これは、いわゆる「聖書主義」をとなえる人たちの主張で、中でも最も厳格な場合は「聖書根本主義(原理主義)」と呼ばれます。福音派の多くがその立場です。これにたいして、いわゆるリベラルな立場の人は、聖書は「キリストに対する信仰による救いを受けさせる」という目的を達成するために「霊感」を受けた書であり、その限りにおいて「誤りがなく廃れることもない」というものです。両者の主張は非常に隔たっている上に、その中間の様々な立場もあるので、当然、聖書解釈も多様なものとなるわけです。

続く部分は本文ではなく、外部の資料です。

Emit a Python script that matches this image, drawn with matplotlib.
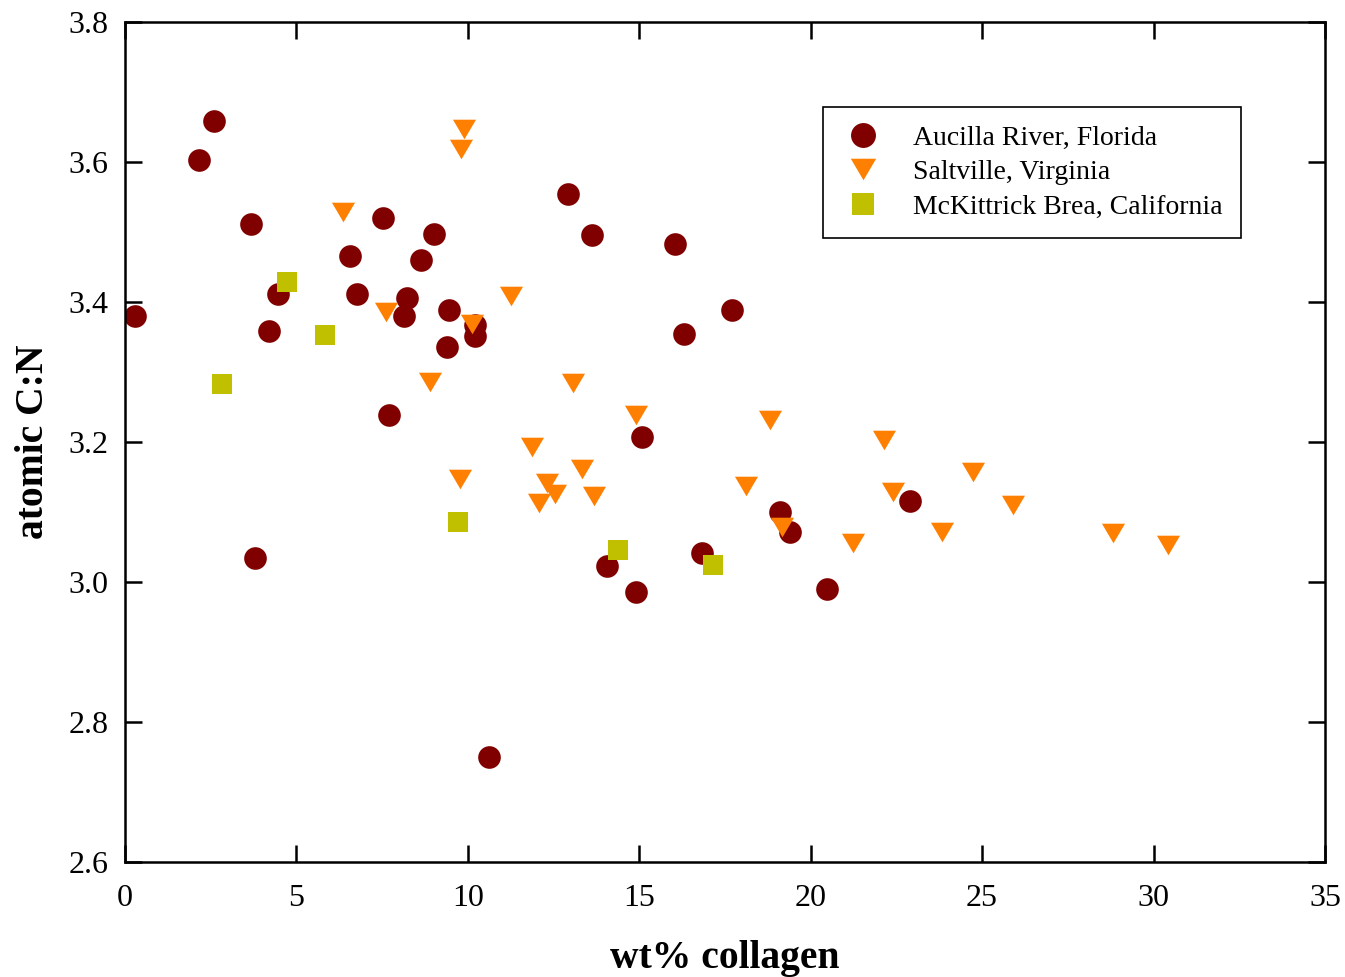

このように、預言者にしても聖書にしても、その前提となる立場には様々なものがあるので、対話する上で注意が必要です。そうでないと、相手の話を誤解したり裁いたりすることになってしまいます。

 

その上で、パウロの言葉に帰ると、あくまで主題は福音であり、それは預言者たちによって語られ、聖書において保存されてきた約束だということです。逆に言えば、福音を語るのが預言者であり、私たちは聖書から福音を読みとるべきなのです。そして福音とは、それは「御子」に関する約束として伝えられてきたものですが、すでに御子が来られた現在では、御子を指し示す役割を持ったものだと理解してよいでしょう。パウロの時代、聖書と言えば今日でいうところの「旧約聖書」を意味していましたから、私たちも、旧約聖書を、預言者たちが語った「御子に関する」約束を保持している書として読まなければなりません。これは決して簡単なことではありません。現に、古今東西多くの聖書学者がそのようなものとして聖書を読むことに失敗しているのです。それは、ある意味もっともなことです。ユダヤ人にとって聖書は、第一に律法の書であり、さらにユダヤ民族の歴史書だからです。

 

このような「聖書」の中心テーマが「神の御子」であるというのは、一部にはそれを示唆する文もあるとは言え、ただ聖書を本として読むだけでは出てこないでしょう。そもそも神に御子がいるということがすでに難題です。人間は「御子」ぬきで、直接神につながることはできないのでしょうか? ユダヤ人はできるというでしょう。ただし、無条件ではなく「律法の実践」を通してのみ可能となります。世界には種々の「神秘宗教」があり、そこでは神との直接的な合一が説かれます。しかし、合一したとされる「神」がいかなる存在なのかは疑問が残ります。このように、神とのつながりが「無条件」か、律法やメシヤという仲保者を介在してなのかというのはしばしば議論されるところです。

 

しかし、そのような「人はいかにして神につながるか」という人間を出発点としたアプローチではなく、「神はいかにして人とつながるか」ということがより大切なことであり、福音とはまさにそれに他なりません。第一に、神はご自身の愛を表すために、「御子を遣わしました」。聖書は御子とは何かという説明をするのではなく、「神がご自身の御子を与えられた」という出来事全体を通して神の愛を語っているのです。これが神の「自己譲渡」と呼ばれる事態であり、これを旧約聖書に見ることができるのかというのがポイントです。パウロは、それを、ただ聖書の長文読解で理解したのではなく、復活のキリストとの出会いによって悟ったということも重要です。第二に、神のこどもとされるのは、キリストと人との相互内在によるということです。これも、ただ聖書の文字面を読むだけでは分かりませんが、「愛」の本質を究めていく中で必然的に露わになってくるものです。この「愛」が聖書の中心であり、その究極の表現がキリストだというのが福音であり、私たちはこの福音に生かされているのです。